Jan Troell, Roy Andersson, Ruben Östlund, Ella Lemhagen, Tomas Alfredson, Jens Jönsson, Bård Breien, Jens Lien, Petter Næss, Nils Gaup are some of the Nordic filmmakers who will be in Paris at the Pantheon cinema, to attend the brand new Cine Nordica film week from November 12-18.

 

The event focusing on Swedish and Norwegian cinema was initiated by the Paris-based Maria Sjöberg, (photo) official Scandinavian scout for the Cannes Film Festival since 2005. Earlier in the year, she set up Saga Nordica, an association promoting cultural exchanges between France and the Nordic countries through various initiatives, the first one being Cine Nordica. The film week is organised in collaboration with the Swedish and Norwegian Film Institutes, the Swedish cultural centre and Swedish Institute in Paris, and the Bergman Foundation.

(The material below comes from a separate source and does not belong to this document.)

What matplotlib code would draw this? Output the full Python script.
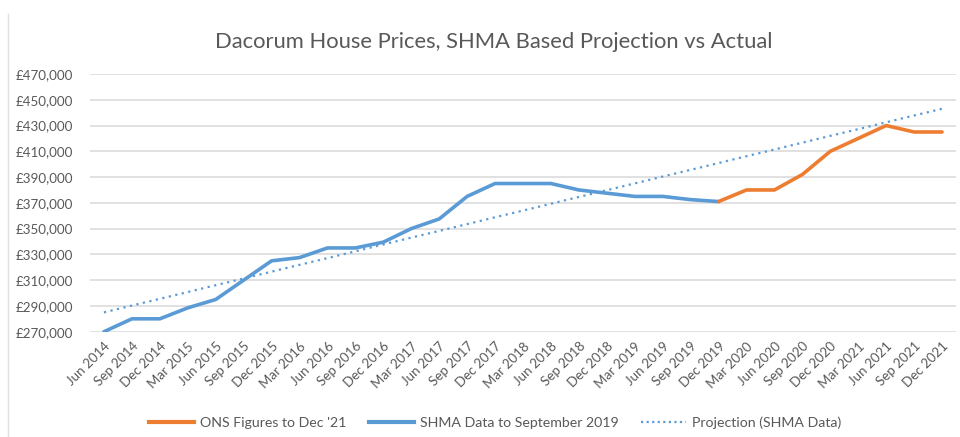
"""Dacorum house prices: SHMA projection vs actual."""

import matplotlib
matplotlib.use("Agg")
import matplotlib.pyplot as plt
from matplotlib.lines import Line2D
from matplotlib.ticker import FuncFormatter

plt.rcParams['font.family'] = ['Lato', 'DejaVu Sans']

# Quarterly categories
quarters = [
    "Jun 2014", "Sep 2014", "Dec 2014", "Mar 2015", "Jun 2015", "Sep 2015",
    "Dec 2015", "Mar 2016", "Jun 2016", "Sep 2016", "Dec 2016", "Mar 2017",
    "Jun 2017", "Sep 2017", "Dec 2017", "Mar 2018", "Jun 2018", "Sep 2018",
    "Dec 2018", "Mar 2019", "Jun 2019", "Sep 2019", "Dec 2019", "Mar 2020",
    "Jun 2020", "Sep 2020", "Dec 2020", "Mar 2021", "Jun 2021", "Sep 2021",
    "Dec 2021",
]

# SHMA data, Jun 2014 .. Dec 2019
shma = [270000, 280000, 280000, 288500, 295000, 310000, 325000, 327500,
        335000, 335000, 339500, 350000, 357500, 375000, 385000, 385000,
        385000, 380000, 377500, 375000, 375000, 372500, 371000]

# ONS figures, Dec 2019 .. Dec 2021
ons = [371000, 380000, 380000, 392000, 410000, 420000, 430000, 425000, 425000]

# Projection (SHMA data), read per quarter
projection = [285000, 290300, 295500, 300800, 306100, 311300, 316600, 321900,
              327100, 332400, 337700, 343000, 348200, 353500, 358800, 364000,
              369300, 374600, 379800, 385100, 390400, 395600, 400900, 406200,
              411400, 416700, 422000, 427200, 432500, 437800, 443000]

y_ticks = list(range(270000, 470001, 20000))

BLUE = "#5B9BD5"
ORANGE = "#ED7D31"
TEXT = "#595959"
GRID = "#D9D9D9"

fig = plt.figure(figsize=(9.6, 4.37), dpi=100)
ax = fig.add_axes([90 / 960, 1 - 331.7 / 437, 866 / 960, (331.7 - 74) / 437])

x_all = list(range(len(quarters)))
ons_start = len(shma) - 1
ax.plot(x_all, projection, color=BLUE, lw=1.6, linestyle=(0, (1, 2)), zorder=2)
ax.plot(x_all[:len(shma)], shma, color=BLUE, lw=2.6, solid_capstyle='round',
        solid_joinstyle='round', zorder=3)
ax.plot(x_all[ons_start:ons_start + len(ons)], ons, color=ORANGE, lw=2.6,
        solid_capstyle='round', solid_joinstyle='round', zorder=3)

ax.set_xlim(-0.5, len(quarters) - 0.5)
ax.set_ylim(y_ticks[0], y_ticks[-1])
ax.set_yticks(y_ticks)
ax.yaxis.set_major_formatter(FuncFormatter(lambda v, p: f"£{v:,.0f}"))
ax.set_xticks(x_all)
ax.set_xticklabels(quarters, rotation=45, ha='right', rotation_mode='anchor')
ax.tick_params(axis='both', length=0, colors=TEXT, labelsize=9.6)
ax.tick_params(axis='x', pad=6)
ax.tick_params(axis='y', pad=12)
ax.grid(axis='y', color=GRID, lw=1.1)
ax.set_axisbelow(True)
for s in ax.spines.values():
    s.set_visible(False)

fig.text(494 / 960, 1 - 42 / 437,
         "Dacorum House Prices, SHMA Based Projection vs Actual",
         ha='center', va='center', fontsize=15.8, color=TEXT)

handles = [
    Line2D([], [], color=ORANGE, lw=3),
    Line2D([], [], color=BLUE, lw=3),
    Line2D([], [], color=BLUE, lw=1.6, linestyle=(0, (1, 1.5))),
]
labels = ["ONS Figures to Dec '21", "SHMA Data to September 2019",
          "Projection (SHMA Data)"]
fig.legend(handles, labels, loc='center', bbox_to_anchor=(495 / 960, 1 - 423 / 437),
           ncol=3, frameon=False, fontsize=10.2, labelcolor=TEXT,
           handlelength=3.2, columnspacing=1.6, handletextpad=0.4)

fig.add_artist(Line2D([7.5 / 960, 7.5 / 960], [0, 1 - 14 / 437],
                      color="#E0E0E0", lw=1))

fig.savefig("out.png", dpi=100)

"We have mapped the market in collaboration with the Swedish Trade Council and hope to be able to present a platform where new Swedish films reach French distributors and Swedish producers will establish contacts with their French colleagues," said Patrick Andersson, project manager at the SFI's International Department. "We liked the Nordic label and the fact that Cine Nordica wants to promote new films," commented for his part Jan Erik Holst from the Norwegian Film Institute.

For Sjöberg, the idea was indeed to introduce the best of the latest Swedish and Norwegian films, as well as those produced over the last three years but rarely shown in France. Among the eight Norwegian and 15 Swedish features on the programme are films not yet licensed to France such titles as Everlasting Moments, The Kautokeino Rebellion, as well as titles screening ahead of their official French release: The Art of Negative Thinking (opening on November 26 through Little Stone), Laban the Little Ghost (December 3, Les Films du Préau), Let the Right One In (February 4, Chrysalis Film) and Patrick Age 1.5, recently sold to Swift Distribution.

Built as well around various themes, Cine Nordica will focus this year on the groundbreaking Swedish production house Plattform, and Roy Andersson's film and advertising works. Looking back at the Swedish masters, Kajsa Hedström, head of the Swedish cinematheque will introduce Viktor Sjöström's The Phantom Carriage and the French filmmaker Arnaud Desplechin his favourite Bergman movie, The Wild Strawberries.

For 2009, Sjöberg hopes to add Finland to her Nordic partners.